Light up or not? T&T’s position on decriminalising use of marijuana for medical reasons is among front burner issues at Caricom’s 25th Intersessional meeting starting today in St Vincent. Caricom chairman St Vincent Prime Minister Ralph Gonsalves who led a regional call to decriminalise use of the herb for medicinal purposes has placed the matter on the Intersessional’s agenda for discussions.
Gonsalves met with Prime Minister Kamla Persad-Bissessar on the issue last September when Persad-Bissessar was Caricom chairman. T&T’s positions on these and other matters will be presented at the Intersessional by Persad-Bissessar and Foreign Affairs Minister Winston Dookeran. Gonsalves said there is “quite a long” agenda.” for the two-day meeting.
The annual caucus is usually held in February. Gonsalves is quoted by CMC as saying that the decision to postpone it to this month was due to the absence of Persad-Bissessar, who chairs Caricom’s security committee. Persad-Bissessar returned from China last week. Gonsalves said he wanted crime and security discussed and Persad-Bissessar was the lead prime minister on that in the region.
Decriminalising marijuana use is among newer Caricom matters on the agenda. Caricom spokesman Leonard Robertson said a preliminary report on the issue done by researchers, which indicates that decriminalising the herb could help the region’s ailing economies, will be discussed. After Jamaica signalled its intention to decriminalise marijuana use for medical purposes by year end, the Bahamas indicated it was open to discussing the issue at this week’s Intersessional.
While the matter has become a headline grabber, propelled by activists in Jamaica, St Lucia and St Vincent, other agenda items expected to command equal attention focus on information communication technology and human resource development, Foreign Affairs Minister Dookeran said yesterday. Dookeran said the decriminalisation suggestion stemmed from a proposal in a drug report done by the Organisation of American States (OAS).
Gonsalves and Barbadian Prime Minister Freundel Stuart met with Persad-Bissessar last September to discuss the issue. In a letter to Persad-Bissessar seeking the meeting, Gonsalves said it was “high time” Caricom addressed this matter in a “sensible, focused, not hysterical manner.”

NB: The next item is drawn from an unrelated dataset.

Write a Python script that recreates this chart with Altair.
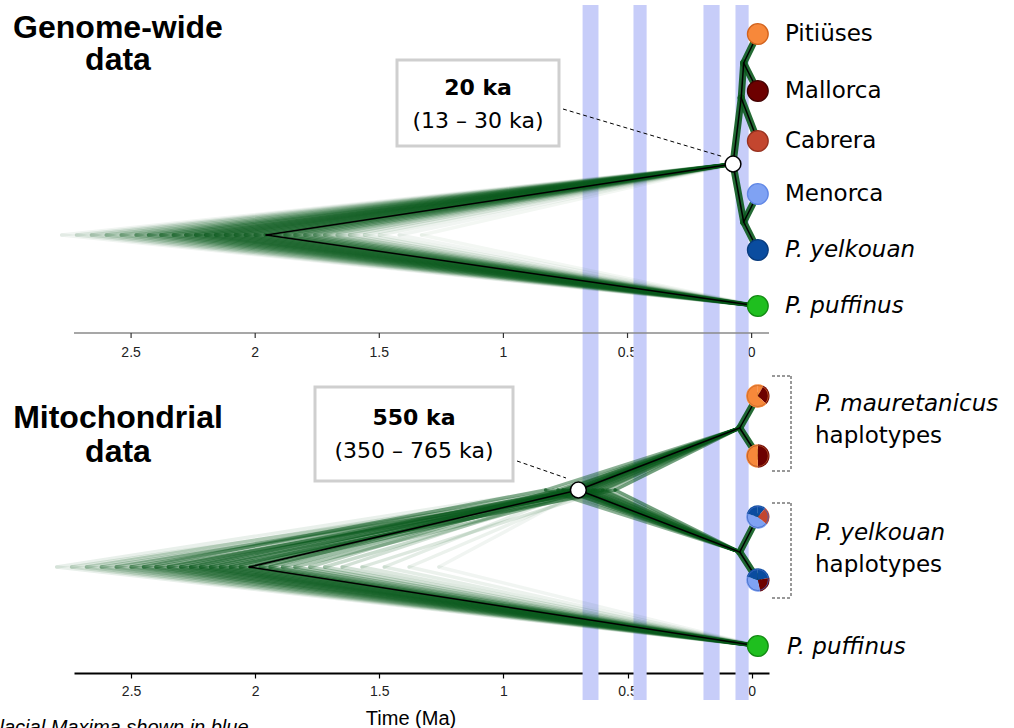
import altair as alt
import pandas as pd

# ---------------- data ----------------
# Glacial maxima bands (Ma)
glacial_start = [0.681, 0.476, 0.194, 0.065]
glacial_end = [0.617, 0.423, 0.129, 0.012]

tick_values = [2.5, 2.0, 1.5, 1.0, 0.5, 0.0]
tick_labels = ["2.5", "2", "1.5", "1", "0.5", "0"]

# Genome-wide consensus tree: node age (Ma) and vertical row position
gw_names = ["root", "A", "C", "D", "E", "Pit", "Mal", "Cab", "Men", "Yel", "Puf"]
gw_age = [1.956, 0.075, 0.042, 0.032, 0.032, -0.025, -0.025, -0.025, -0.025, -0.025, -0.025]
gw_row = [235, 164, 98, 63, 222, 34, 91, 141, 194, 250, 306]
gw_edges = [("root", "A"), ("root", "Puf"), ("A", "C"), ("C", "D"), ("D", "Pit"), ("D", "Mal"),
            ("C", "Cab"), ("A", "E"), ("E", "Men"), ("E", "Yel")]
gw_crown = [("A", "C"), ("C", "D"), ("D", "Pit"), ("D", "Mal"), ("C", "Cab"), ("A", "E"),
            ("E", "Men"), ("E", "Yel")]
gw_tip_keys = ["Pit", "Mal", "Cab", "Men", "Yel", "Puf"]
gw_tip_labels = ["Pitiüses", "Mallorca", "Cabrera", "Menorca", "P. yelkouan", "P. puffinus"]
gw_tip_italic = [False, False, False, False, True, True]

# Genome-wide posterior cloud: sampled root ages and their weight
gw_cloud_root = [2.78, 2.72, 2.66, 2.60, 2.54, 2.48, 2.43, 2.38, 2.33, 2.28, 2.24, 2.20, 2.16, 2.12,
                 2.08, 2.04, 2.00, 1.96, 1.92, 1.88, 1.84, 1.80, 1.76, 1.72, 1.67, 1.62, 1.56, 1.50,
                 1.42, 1.33]
gw_cloud_alpha = [0.06, 0.10, 0.16, 0.22, 0.28, 0.34, 0.40, 0.45, 0.49, 0.52, 0.54, 0.55, 0.56, 0.56,
                  0.56, 0.56, 0.55, 0.53, 0.50, 0.46, 0.42, 0.37, 0.31, 0.25, 0.20, 0.15, 0.11, 0.08,
                  0.06, 0.05]

# Mitochondrial consensus tree
mt_names = ["root", "M", "P", "Y", "m1", "m2", "y1", "y2", "Puf"]
mt_age = [2.024, 0.698, 0.048, 0.048, -0.025, -0.025, -0.025, -0.025, -0.025]
mt_row = [567, 490, 428, 552, 396, 456, 517, 580, 646]
mt_edges = [("root", "M"), ("root", "Puf"), ("M", "P"), ("M", "Y"), ("P", "m1"), ("P", "m2"),
            ("Y", "y1"), ("Y", "y2")]
mt_crown = [("P", "m1"), ("P", "m2"), ("Y", "y1"), ("Y", "y2")]

# Mitochondrial posterior cloud: root ages, split ages and weight
mt_cloud_root = [2.80, 2.74, 2.68, 2.62, 2.56, 2.50, 2.45, 2.40, 2.35, 2.30, 2.26, 2.22, 2.18, 2.14,
                 2.10, 2.06, 2.02, 1.98, 1.94, 1.89, 1.84, 1.78, 1.72, 1.65, 1.57, 1.48, 1.38, 1.26]
mt_cloud_split = [0.80, 0.62, 0.74, 0.58, 0.70, 0.66, 0.83, 0.60, 0.72, 0.68, 0.76, 0.64, 0.70, 0.55,
                  0.73, 0.67, 0.71, 0.63, 0.78, 0.69, 0.61, 0.75, 0.66, 0.72, 0.59, 0.70, 0.65, 0.68]
mt_cloud_alpha = [0.09, 0.14, 0.21, 0.28, 0.35, 0.42, 0.47, 0.52, 0.55, 0.58, 0.58, 0.58, 0.58, 0.58,
                  0.58, 0.57, 0.55, 0.51, 0.46, 0.40, 0.34, 0.28, 0.22, 0.18, 0.14, 0.11, 0.08, 0.06]

# Haplotype pies: composition by population (from 12 o'clock, clockwise)
mt_pie_tips = ["m1", "m2", "y1", "y2"]
mt_pie_parts = [
    [("Pit", 0.08), ("Mal", 0.29), ("Pit", 0.63)],
    [("Mal", 0.50), ("Pit", 0.50)],
    [("Yel", 0.11), ("Cab", 0.25), ("Men", 0.44), ("Yel", 0.20)],
    [("Yel", 0.22), ("Mal", 0.25), ("Men", 0.33), ("Yel", 0.20)],
]
mt_pie_outline = ["#c96a2a", "#b0582a", "#3f66c0", "#3f66c0"]

FILL = {"Pit": "#f7883a", "Mal": "#6d0000", "Cab": "#c3462f", "Men": "#7fa2f3",
        "Yel": "#0a4c9f", "Puf": "#1fbf1f"}
EDGE = {"Pit": "#d2621c", "Mal": "#420000", "Cab": "#97301e", "Men": "#5f86e6",
        "Yel": "#073a7c", "Puf": "#118a11"}

# ---------------- layout ----------------
OX, OY = 74, 5          # plot origin on the page
W, H = 695, 668
XS = alt.Scale(domain=[-0.07, 2.73], reverse=True, zero=False, nice=False)
YS = alt.Scale(domain=[5, 673], reverse=True, zero=False, nice=False)
XAX = alt.Axis(values=tick_values, format="~g", title=None, grid=False,
               domainColor="black", domainWidth=1.8, tickColor="black",
               tickSize=5, tickWidth=1.2, labelFont="Liberation Sans",
               labelFontSize=14, labelColor="#222", labelPadding=6)
GREEN = "#0b5a1d"
one = pd.DataFrame({"k": [0]})


def X(f):
    return alt.X(f, scale=XS, axis=XAX)


def Y(f):
    return alt.Y(f, scale=YS, axis=None)


def seg_records(names, ages, rows, edges, width, alpha, color):
    pos = {n: (a, r) for n, a, r in zip(names, ages, rows)}
    return [dict(t1=pos[p][0], r1=pos[p][1], t2=pos[c][0], r2=pos[c][1], w=width, a=alpha, col=color)
            for p, c in edges]


gw_pos = {n: (a, r) for n, a, r in zip(gw_names, gw_age, gw_row)}
mt_pos = {n: (a, r) for n, a, r in zip(mt_names, mt_age, mt_row)}

LW = 3.4
cloud = []
for ra, al in zip(gw_cloud_root, gw_cloud_alpha):
    root = (ra, gw_pos["root"][1])
    for tgt in ["A", "Puf"]:
        cloud.append(dict(t1=root[0], r1=root[1], t2=gw_pos[tgt][0], r2=gw_pos[tgt][1], w=LW, a=al, col=GREEN))
for ra, sa, al in zip(mt_cloud_root, mt_cloud_split, mt_cloud_alpha):
    root = (ra, mt_pos["root"][1])
    split = (sa, mt_pos["M"][1])
    cloud.append(dict(t1=root[0], r1=root[1], t2=split[0], r2=split[1], w=LW, a=al, col=GREEN))
    cloud.append(dict(t1=root[0], r1=root[1], t2=mt_pos["Puf"][0], r2=mt_pos["Puf"][1], w=LW, a=al, col=GREEN))
    for tgt in ["P", "Y"]:
        cloud.append(dict(t1=split[0], r1=split[1], t2=mt_pos[tgt][0], r2=mt_pos[tgt][1], w=LW, a=al, col=GREEN))

glow = seg_records(gw_names, gw_age, gw_row, gw_crown, 7, 0.9, GREEN) + \
    seg_records(mt_names, mt_age, mt_row, mt_crown, 7, 0.9, GREEN)
cons = seg_records(gw_names, gw_age, gw_row, gw_edges, 1.5, 1.0, "black") + \
    seg_records(mt_names, mt_age, mt_row, mt_edges, 1.5, 1.0, "black")
seg_df = pd.DataFrame(cloud + glow + cons)


def segs(df):
    return alt.Chart(df).mark_rule(strokeCap="round").encode(
        x=X("t1:Q"), x2="t2:Q", y=Y("r1:Q"), y2="r2:Q",
        color=alt.Color("col:N", scale=None),
        strokeWidth=alt.StrokeWidth("w:Q", scale=None),
        strokeOpacity=alt.StrokeOpacity("a:Q", scale=None))


def txt(s, x, y, size, font="DejaVu Sans", weight="normal", style="normal", align="left",
        baseline="alphabetic", color="black"):
    return alt.Chart(one).mark_text(text=s, fontSize=size, font=font, fontWeight=weight,
                                    fontStyle=style, align=align, baseline=baseline, color=color
                                    ).encode(x=alt.value(x - OX), y=alt.value(y - OY))


def line(x1, y1, x2, y2, color="black", width=1.0, dash=None):
    kw = dict(color=color, strokeWidth=width)
    if dash:
        kw["strokeDash"] = dash
    return alt.Chart(one).mark_rule(**kw).encode(
        x=alt.value(x1 - OX), x2=alt.value(x2 - OX), y=alt.value(y1 - OY), y2=alt.value(y2 - OY))


def box(x1, y1, x2, y2):
    return alt.Chart(one).mark_rect(fill="white", stroke="#cfcfcf", strokeWidth=3).encode(
        x=alt.value(x1 - OX), x2=alt.value(x2 - OX), y=alt.value(y1 - OY), y2=alt.value(y2 - OY))


# bands carry the bottom time axis
bands = alt.Chart(pd.DataFrame({"s": glacial_start, "e": glacial_end})).mark_rect(color="#c7cdf9").encode(
    x=X("s:Q"), x2="e:Q", y=alt.value(0), y2=alt.value(700 - OY))

# top (genome-wide) axis drawn as marks
top_ticks = pd.DataFrame({"t": tick_values, "lab": tick_labels})
top_axis_line = alt.Chart(pd.DataFrame({"t1": [2.73], "t2": [-0.07]})).mark_rule(
    color="#8a8a8a", strokeWidth=1.5).encode(x=X("t1:Q"), x2="t2:Q", y=alt.value(333 - OY))
top_axis_ticks = alt.Chart(top_ticks).mark_rule(color="#333", strokeWidth=1.2).encode(
    x=X("t:Q"), y=alt.value(333 - OY), y2=alt.value(338 - OY))
top_axis_labels = alt.Chart(top_ticks).mark_text(font="Liberation Sans", fontSize=14, color="#222",
                                                 baseline="alphabetic").encode(
    x=X("t:Q"), y=alt.value(357 - OY), text="lab:N")

# node circles
nodes = pd.DataFrame({"t": [gw_pos["A"][0], mt_pos["M"][0]], "r": [gw_pos["A"][1], mt_pos["M"][1]]})
node_marks = alt.Chart(nodes).mark_circle(size=250, color="white", opacity=1, stroke="black",
                                          strokeWidth=1.5).encode(x=X("t:Q"), y=Y("r:Q"))

# tip circles
tips = pd.DataFrame({
    "t": [gw_pos[k][0] for k in gw_tip_keys] + [mt_pos["Puf"][0]],
    "r": [gw_pos[k][1] for k in gw_tip_keys] + [mt_pos["Puf"][1]],
    "fill": [FILL[k] for k in gw_tip_keys] + [FILL["Puf"]],
    "edge": [EDGE[k] for k in gw_tip_keys] + [EDGE["Puf"]],
})
tip_marks = alt.Chart(tips).mark_circle(size=430, opacity=1, strokeWidth=1.3).encode(
    x=X("t:Q"), y=Y("r:Q"),
    color=alt.Color("fill:N", scale=None), stroke=alt.Stroke("edge:N", scale=None))

# pies
pie_rows = []
for tip, parts in zip(mt_pie_tips, mt_pie_parts):
    acc = 0.0
    for key, frac in parts:
        pie_rows.append(dict(t=mt_pos[tip][0], r=mt_pos[tip][1], a0=acc * 6.283185, a1=(acc + frac) * 6.283185,
                             col=FILL[key]))
        acc += frac
pie_marks = alt.Chart(pd.DataFrame(pie_rows)).mark_arc(outerRadius=11.7).encode(
    x=X("t:Q"), y=Y("r:Q"),
    theta=alt.Theta("a0:Q", scale=None), theta2=alt.Theta2("a1:Q"),
    color=alt.Color("col:N", scale=None))
pie_outline = alt.Chart(pd.DataFrame({
    "t": [mt_pos[k][0] for k in mt_pie_tips], "r": [mt_pos[k][1] for k in mt_pie_tips],
    "edge": mt_pie_outline})).mark_point(shape="circle", filled=False, size=440, strokeWidth=0.8, opacity=1).encode(
    x=X("t:Q"), y=Y("r:Q"), stroke=alt.Stroke("edge:N", scale=None))

# tip labels (genome-wide)
lab_df = pd.DataFrame({"r": [gw_pos[k][1] for k in gw_tip_keys], "lab": gw_tip_labels,
                       "it": ["italic" if i else "normal" for i in gw_tip_italic]})
gw_labels_plain = alt.Chart(lab_df[lab_df.it == "normal"]).mark_text(
    font="DejaVu Sans", fontSize=23, align="left", baseline="middle", color="black").encode(
    x=alt.value(785 - OX), y=Y("r:Q"), text="lab:N")
gw_labels_it = alt.Chart(lab_df[lab_df.it == "italic"]).mark_text(
    font="DejaVu Sans", fontSize=23, fontStyle="italic", align="left", baseline="middle", color="black").encode(
    x=alt.value(785 - OX), y=Y("r:Q"), text="lab:N")

layers = [
    top_axis_labels,
    bands,
    top_axis_line, top_axis_ticks,
    segs(seg_df),
    line(563, 109, 724, 157, dash=[4, 3]),
    line(517, 461, 566, 478, dash=[4, 3]),
    node_marks, tip_marks, pie_marks, pie_outline,
    gw_labels_plain, gw_labels_it,
    # brackets
    line(772, 376, 791, 376, color="#333", dash=[3, 2]),
    line(791, 376, 791, 471, color="#333", dash=[3, 2]),
    line(772, 471, 791, 471, color="#333", dash=[3, 2]),
    line(772, 503, 791, 503, color="#333", dash=[3, 2]),
    line(791, 503, 791, 598, color="#333", dash=[3, 2]),
    line(772, 598, 791, 598, color="#333", dash=[3, 2]),
    # right-side labels (mitochondrial)
    txt("P. mauretanicus", 815, 404, 23, style="italic", baseline="middle"),
    txt("haplotypes", 815, 436, 23, baseline="middle"),
    txt("P. yelkouan", 815, 533, 23, style="italic", baseline="middle"),
    txt("haplotypes", 815, 565, 23, baseline="middle"),
    txt("P. puffinus", 787, 647, 23, style="italic", baseline="middle"),
    # panel titles
    txt("Genome-wide", 118, 38, 32, font="Liberation Sans", weight="bold", align="center"),
    txt("data", 118, 70, 32, font="Liberation Sans", weight="bold", align="center"),
    txt("Mitochondrial", 118, 428, 32, font="Liberation Sans", weight="bold", align="center"),
    txt("data", 118, 462, 32, font="Liberation Sans", weight="bold", align="center"),
    # annotation boxes
    box(397, 60, 559, 146),
    txt("20 ka", 478, 95, 22, weight="bold", align="center"),
    txt("(13 – 30 ka)", 478, 128, 22, align="center"),
    box(315, 387, 513, 481),
    txt("550 ka", 414, 425, 22, weight="bold", align="center"),
    txt("(350 – 765 ka)", 414, 458, 22, align="center"),
    # axis title and footnote
    txt("Time (Ma)", 411, 725, 20, font="Liberation Sans", align="center"),
    txt("Glacial Maxima shown in blue", -16, 734, 20, font="Liberation Sans", style="italic"),
]

chart = alt.layer(*layers).properties(
    width=W, height=H,
    autosize=alt.AutoSizeParams(type="none"),
    padding={"left": OX, "top": OY, "right": 1014 - OX - W, "bottom": 728 - OY - H},
).configure_view(stroke=None)

chart.save("out.html", embed_options={"renderer": "svg", "actions": False})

He said debate on the issue in Jamaica and other Caricom states about the possibilities of medical marijuana as an economic and commercial industry. Gonsalves said the public was disappointed with Caricom’s failure to jettison “unnecessary caution and lethargy” in addressing some controversial contemporary issues of “real import.”
Just before the meeting, T&T Chief Justice Ivor Archie had said this country’s criminal justice system was in crisis and urgent remedies were needed, adding that one such remedy was decriminalisation of possession of small amounts of marijuana. After the meeting with Gonsalves and Stuart, Persad-Bissessar said Caricom hasn’t taken any decision to support decriminalisation of marijuana in the Caribbean region, although it is conducting research on medicinal use of the plant.
She said Caricom wasn’t in a position at this time to take a decision on the matter. Persad-Bissessar added that T&T’s Government would give the matter consideration but took no position on it. Persad-Bissessar added that much more consultation must take place in Caricom member states with their various stakeholder groups before any consideration to decriminalise marijuana and approve its use for health purposes
She also said that Caricom’s Secretariat was mandated to research the issue with respect to the medical use and the legislative issues. Persad-Bissessar said TT’s National Drug Council, which had been addressing use of cannabis for medical purposes, developed a concept paper which was to be passed to the Caricom Secretariat. Gonsalves said St Vincent had no plan to pass the issue, but would work on it through Caricom.
He said he knew people in St Vincent who used the marijuana for medicinal purposes and the proposal wouldn’t mean legalising it, nor had he reached the stage of seeking decriminalisation for small amounts. He said he was only seeking discussion on medicinal purposes, adding that a plea by St Lucian Prime Minster Kenny Anthony for a Caricom Commission on marijuana fell on deaf ears.